I've addressed this numerous times, although you ignore my responses. Congress can refuse to certify an ineligible candidate, and the opposing candidates (either in the primary or the general election) have standing to sue in court. Your problem is that John McCain thought Obama is eligible, Mitt Romney thinks he is eligible, all 535 members of the Congress in 2009 thought he was eligible, and all 535 members of the current Congress think he is eligible. The Constitution has no "butterdezillion veto" clause that I can find.
Mr Mind Reader, how do you know what 537 people think? Only 537?
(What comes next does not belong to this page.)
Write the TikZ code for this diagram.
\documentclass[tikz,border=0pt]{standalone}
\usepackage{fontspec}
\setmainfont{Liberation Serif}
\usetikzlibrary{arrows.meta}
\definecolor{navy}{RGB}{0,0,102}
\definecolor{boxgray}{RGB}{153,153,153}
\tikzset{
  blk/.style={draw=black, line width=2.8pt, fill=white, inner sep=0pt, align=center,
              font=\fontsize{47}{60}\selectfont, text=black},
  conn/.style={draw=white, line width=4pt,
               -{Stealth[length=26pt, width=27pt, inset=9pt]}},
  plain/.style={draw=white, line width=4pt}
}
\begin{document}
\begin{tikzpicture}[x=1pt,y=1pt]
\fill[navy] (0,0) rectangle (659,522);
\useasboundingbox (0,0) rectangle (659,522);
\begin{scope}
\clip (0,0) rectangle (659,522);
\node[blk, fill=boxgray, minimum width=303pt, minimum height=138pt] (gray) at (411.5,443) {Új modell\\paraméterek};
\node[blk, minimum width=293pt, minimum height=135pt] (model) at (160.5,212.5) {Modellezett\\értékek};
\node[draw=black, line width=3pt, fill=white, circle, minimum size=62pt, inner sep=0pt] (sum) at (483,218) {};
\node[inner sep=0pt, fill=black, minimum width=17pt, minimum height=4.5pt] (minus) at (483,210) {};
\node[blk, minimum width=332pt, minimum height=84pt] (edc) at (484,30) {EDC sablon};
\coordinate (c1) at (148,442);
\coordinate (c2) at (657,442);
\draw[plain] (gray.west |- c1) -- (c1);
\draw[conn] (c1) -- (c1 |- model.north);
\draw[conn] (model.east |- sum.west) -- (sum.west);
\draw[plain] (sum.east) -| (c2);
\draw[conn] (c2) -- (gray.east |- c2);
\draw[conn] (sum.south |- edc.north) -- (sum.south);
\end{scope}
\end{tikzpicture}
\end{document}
When you read the statute that governs the certification of the electoral vote, where do you see anything that talks about the eligibility of the President and Vice President? When I read it I saw authorization to ask about whether the electors were all duly appointed or elected, whether the results were properly certified in the states, etc.
Furthermore, Obama doesn’t have to show Congress his birth certificate, and Congress members can’t get the HDOH to give them anything, any more than you or I can. And as I’ve pointed out many times, Hawaii statute does not allow a legislative body to determine birth facts. Obama’s eligibility depends on FACT AND LAW. Congress has no skill, authorization, or access to resolve either matters of fact or matters of law. That’s what courts are for.
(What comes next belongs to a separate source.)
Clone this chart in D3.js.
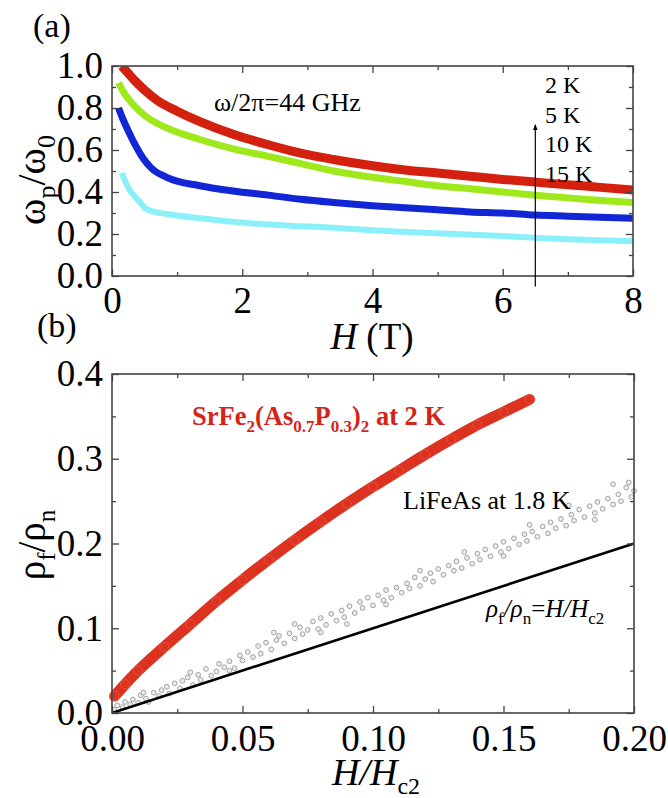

And you’re refused to address my questions of how Congress can be the final authority on this according to the Constitution, when the Constitution still REQUIRES that a “President elect” - having already been approved/certified as the winner by Congress - be prohibited from acting as President if they haven’t qualified. Who exactly is supposed to decide that the certified President elect has failed to qualify and to force that person to refrain from acting as President? Who? And how are they supposed to be able to do that? What you’ve said makes no provision for that.
Furthermore, because the failure to qualify comes AFTER Congress is done with their Constitutionally-prescribed role, the matter of determining that the President elect has failed to qualify CANNOT be appointed to Congress. That blows apart the whole theory that you’re espousing, and all the excuses that the courts have used. You need to address this because it is the coup de grace to what you are claiming.